Higher taxes on farms?

Published 10:04 am Friday, March 16, 2012

COURTLAND—A Southampton County School Board member suggested giving less of a discount on real estate taxes for farmers and others who own large tracts of land to help balance the county’s 2012-13 budget.

“You may want to start there,” School Board member Florence Reynolds said after learning the county faces a $2.1 million deficit during a Wednesday joint meeting of the School Board and Board of Supervisors.

Southampton County is one of 74 counties among the state’s 95 that offers the land-use tax. Farmland of more than five acres and forestland of more than 20 acres qualify. More than 2,300 properties are enrolled.

Under the program, the owner of a 249-acre farm with cropland pays $1,167. Without the program, that same farmer would pay $4,669 and the county would make an additional $2.6 million from property taxes.

“Farming is the savior for this county,” said Berlin-Ivor District Supervisor Ronnie West. Newsoms Supervisor Glenn Updike suggested cutting costs.

“Every operation of government will need to be cut,” Updike said. “I will not vote for any tax increase. We have a lot of unnecessary spending.”

County Administrator Mike Johnson noted that preliminary figures show the county faces a $1.53 million shortfall without the school district’s request for an additional $645,598, which puts the deficit at $2.1 million.

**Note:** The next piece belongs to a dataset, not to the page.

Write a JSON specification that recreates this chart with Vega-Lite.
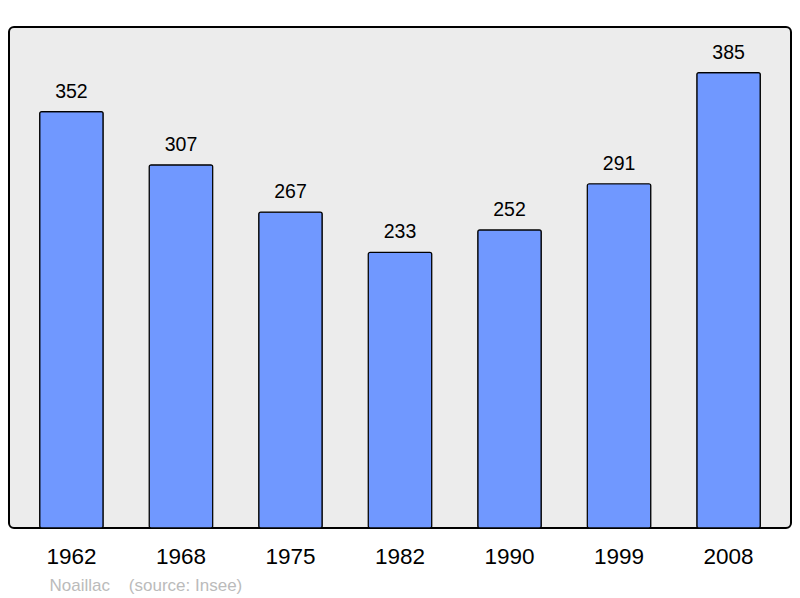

The school district initially faced a $2.8 million deficit, but reduced the amount to $645,598 without any layoffs or elimination of programs, said Superintendent Charles Turner.

Turner said it could be done by not filling 16 vacancies created by resignations and retirements, of which 10 are teaching positions, and funding 32 positions with $451,000 in federal jobs money.

“We came down quite a significant amount,” he said. “If we get more funding from the state, the $645,000 could come down. I’m delighted we could come down to this point. We were in a deep, deep hole.”

Turner noted that 62 percent of the school’s spending plan is for instruction followed by 12 percent for maintenance. The administration costs 3 percent, which is the statewide norm.

Johnson noted that the county gets $27 million in local revenue for its budget, of which $11 million goes to the school district.

Supervisor Barry Porter noted that raising taxes to balance the budget, which the county will introduce on April 24, is not the answer.

“When we went to Richmond in January (for training), I didn’t speak to anyone with a tax rate higher than the 50s,” Porter said.

Southampton County’s rate is 77 cents per $100 of assessed real estate value.